The task: Drop every picture. Then return, exactly, the lines from the beginning of the listing below through the one containing "import plotly.graph_objects as go".

───── Supplied data ─────

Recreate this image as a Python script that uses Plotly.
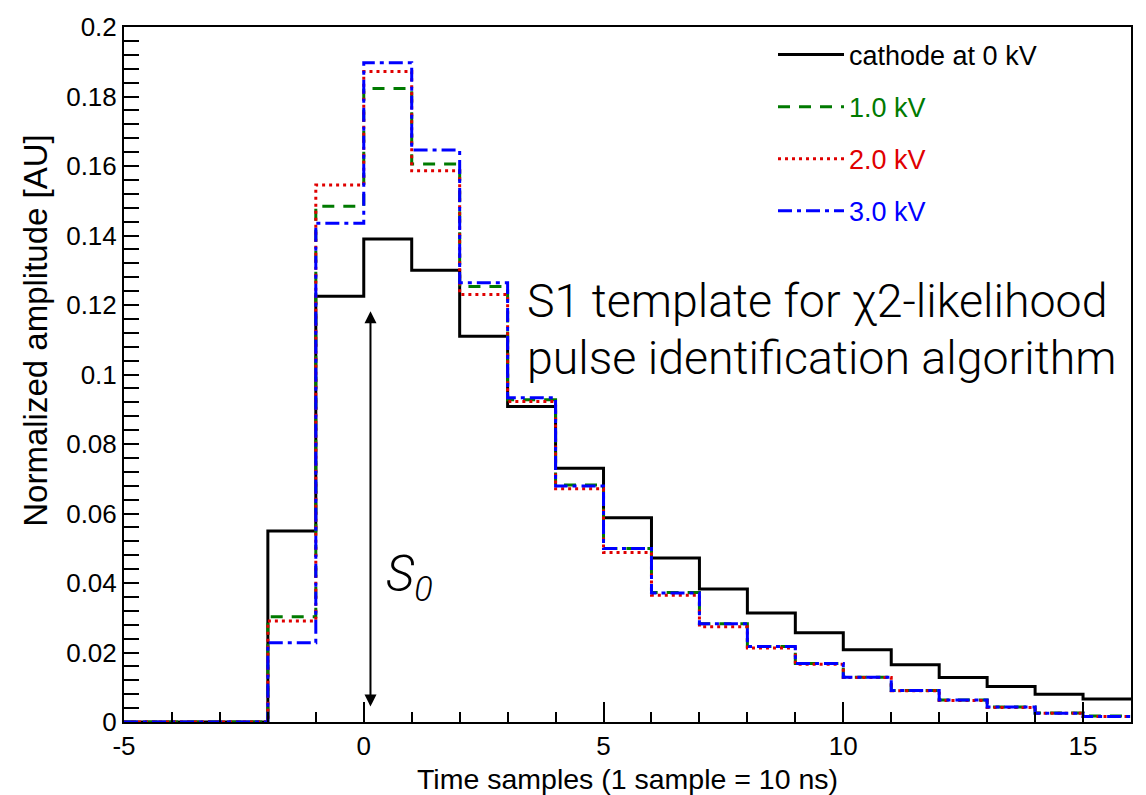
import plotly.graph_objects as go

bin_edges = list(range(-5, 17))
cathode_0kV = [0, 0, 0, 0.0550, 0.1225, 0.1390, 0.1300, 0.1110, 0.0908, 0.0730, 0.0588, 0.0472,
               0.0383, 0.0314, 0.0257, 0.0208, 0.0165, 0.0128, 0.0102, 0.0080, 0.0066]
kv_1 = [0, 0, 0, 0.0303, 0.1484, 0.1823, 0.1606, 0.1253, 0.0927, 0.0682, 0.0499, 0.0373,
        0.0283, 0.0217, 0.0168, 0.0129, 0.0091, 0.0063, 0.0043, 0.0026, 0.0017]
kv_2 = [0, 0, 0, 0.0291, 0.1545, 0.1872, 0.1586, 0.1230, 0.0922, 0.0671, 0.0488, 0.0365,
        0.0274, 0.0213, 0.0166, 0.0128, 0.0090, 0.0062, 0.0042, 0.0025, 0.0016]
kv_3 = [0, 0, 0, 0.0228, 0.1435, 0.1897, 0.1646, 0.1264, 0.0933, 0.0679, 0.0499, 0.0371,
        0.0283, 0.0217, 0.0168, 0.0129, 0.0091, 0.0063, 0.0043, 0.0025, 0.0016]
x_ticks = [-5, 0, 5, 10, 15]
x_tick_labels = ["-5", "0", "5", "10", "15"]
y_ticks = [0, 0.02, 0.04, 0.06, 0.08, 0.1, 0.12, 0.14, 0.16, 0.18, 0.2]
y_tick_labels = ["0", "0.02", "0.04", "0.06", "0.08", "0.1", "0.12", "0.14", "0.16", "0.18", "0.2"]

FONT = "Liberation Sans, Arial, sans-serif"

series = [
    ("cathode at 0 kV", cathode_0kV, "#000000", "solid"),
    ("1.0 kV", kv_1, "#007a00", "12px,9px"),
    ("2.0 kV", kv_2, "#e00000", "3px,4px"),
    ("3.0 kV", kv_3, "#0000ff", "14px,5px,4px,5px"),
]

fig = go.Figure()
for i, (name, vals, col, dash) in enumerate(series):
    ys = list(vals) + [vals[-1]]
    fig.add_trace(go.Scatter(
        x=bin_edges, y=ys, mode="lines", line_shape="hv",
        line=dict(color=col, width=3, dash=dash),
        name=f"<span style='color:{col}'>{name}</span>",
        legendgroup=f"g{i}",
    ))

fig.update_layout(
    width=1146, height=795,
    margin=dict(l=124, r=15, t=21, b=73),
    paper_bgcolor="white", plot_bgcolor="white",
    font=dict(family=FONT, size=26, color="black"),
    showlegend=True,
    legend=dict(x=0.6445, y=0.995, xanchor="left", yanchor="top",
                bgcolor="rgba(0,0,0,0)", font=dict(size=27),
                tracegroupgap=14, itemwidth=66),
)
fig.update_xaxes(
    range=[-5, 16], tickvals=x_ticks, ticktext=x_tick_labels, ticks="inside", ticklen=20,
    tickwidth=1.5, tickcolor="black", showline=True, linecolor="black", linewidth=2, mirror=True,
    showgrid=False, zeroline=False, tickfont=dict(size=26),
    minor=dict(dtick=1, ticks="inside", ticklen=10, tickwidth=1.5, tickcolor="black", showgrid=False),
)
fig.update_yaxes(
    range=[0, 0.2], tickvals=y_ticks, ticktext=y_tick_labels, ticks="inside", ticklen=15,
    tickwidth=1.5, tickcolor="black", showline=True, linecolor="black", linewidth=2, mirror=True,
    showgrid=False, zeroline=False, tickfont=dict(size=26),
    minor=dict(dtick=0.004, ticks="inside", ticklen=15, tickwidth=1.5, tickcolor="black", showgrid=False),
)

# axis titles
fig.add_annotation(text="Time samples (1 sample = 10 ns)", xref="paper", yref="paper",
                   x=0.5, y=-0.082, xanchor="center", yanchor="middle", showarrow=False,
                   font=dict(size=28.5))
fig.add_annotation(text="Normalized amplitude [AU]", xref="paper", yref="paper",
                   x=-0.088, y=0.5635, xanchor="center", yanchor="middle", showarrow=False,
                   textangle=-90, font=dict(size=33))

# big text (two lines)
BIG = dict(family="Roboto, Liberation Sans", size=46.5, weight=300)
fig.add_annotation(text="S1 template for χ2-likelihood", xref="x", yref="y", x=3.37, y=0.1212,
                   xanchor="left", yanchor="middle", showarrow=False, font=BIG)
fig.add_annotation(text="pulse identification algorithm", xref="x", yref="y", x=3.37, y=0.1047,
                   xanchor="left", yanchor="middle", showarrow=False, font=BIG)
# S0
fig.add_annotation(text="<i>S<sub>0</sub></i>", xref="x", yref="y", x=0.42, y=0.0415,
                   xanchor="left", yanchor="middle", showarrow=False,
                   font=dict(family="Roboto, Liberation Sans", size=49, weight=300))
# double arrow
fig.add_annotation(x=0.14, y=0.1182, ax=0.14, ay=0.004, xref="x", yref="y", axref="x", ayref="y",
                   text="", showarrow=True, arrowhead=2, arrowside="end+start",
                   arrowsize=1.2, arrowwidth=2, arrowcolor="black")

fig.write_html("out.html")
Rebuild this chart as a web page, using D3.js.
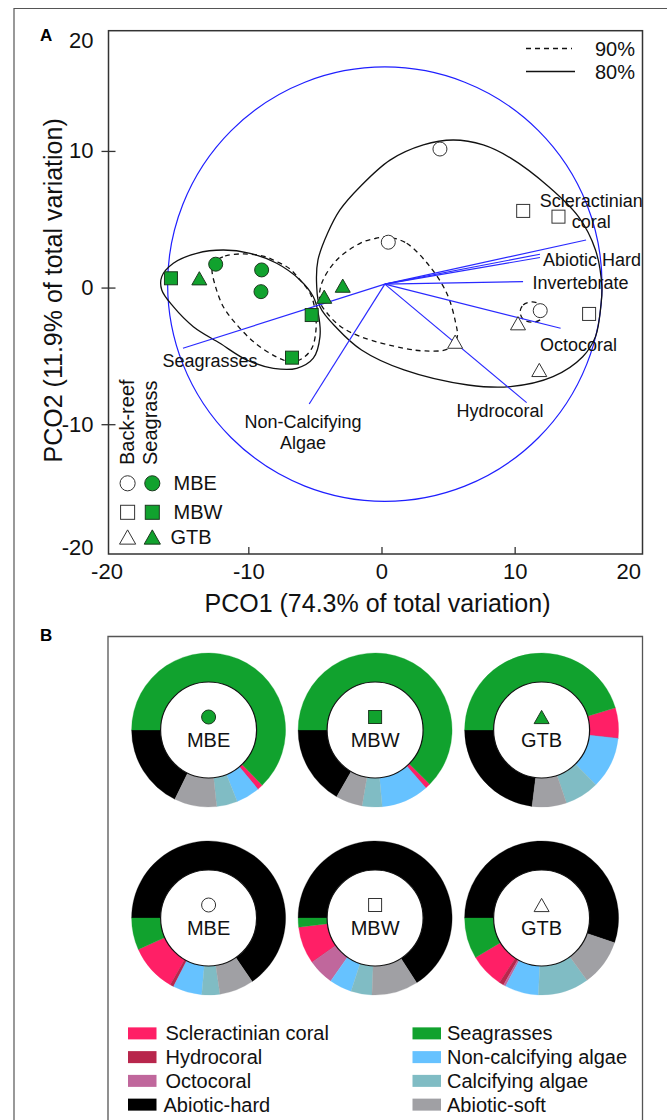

─────

Solution to this task:
Recreate this image as a Python script that uses Plotly.
import plotly.graph_objects as go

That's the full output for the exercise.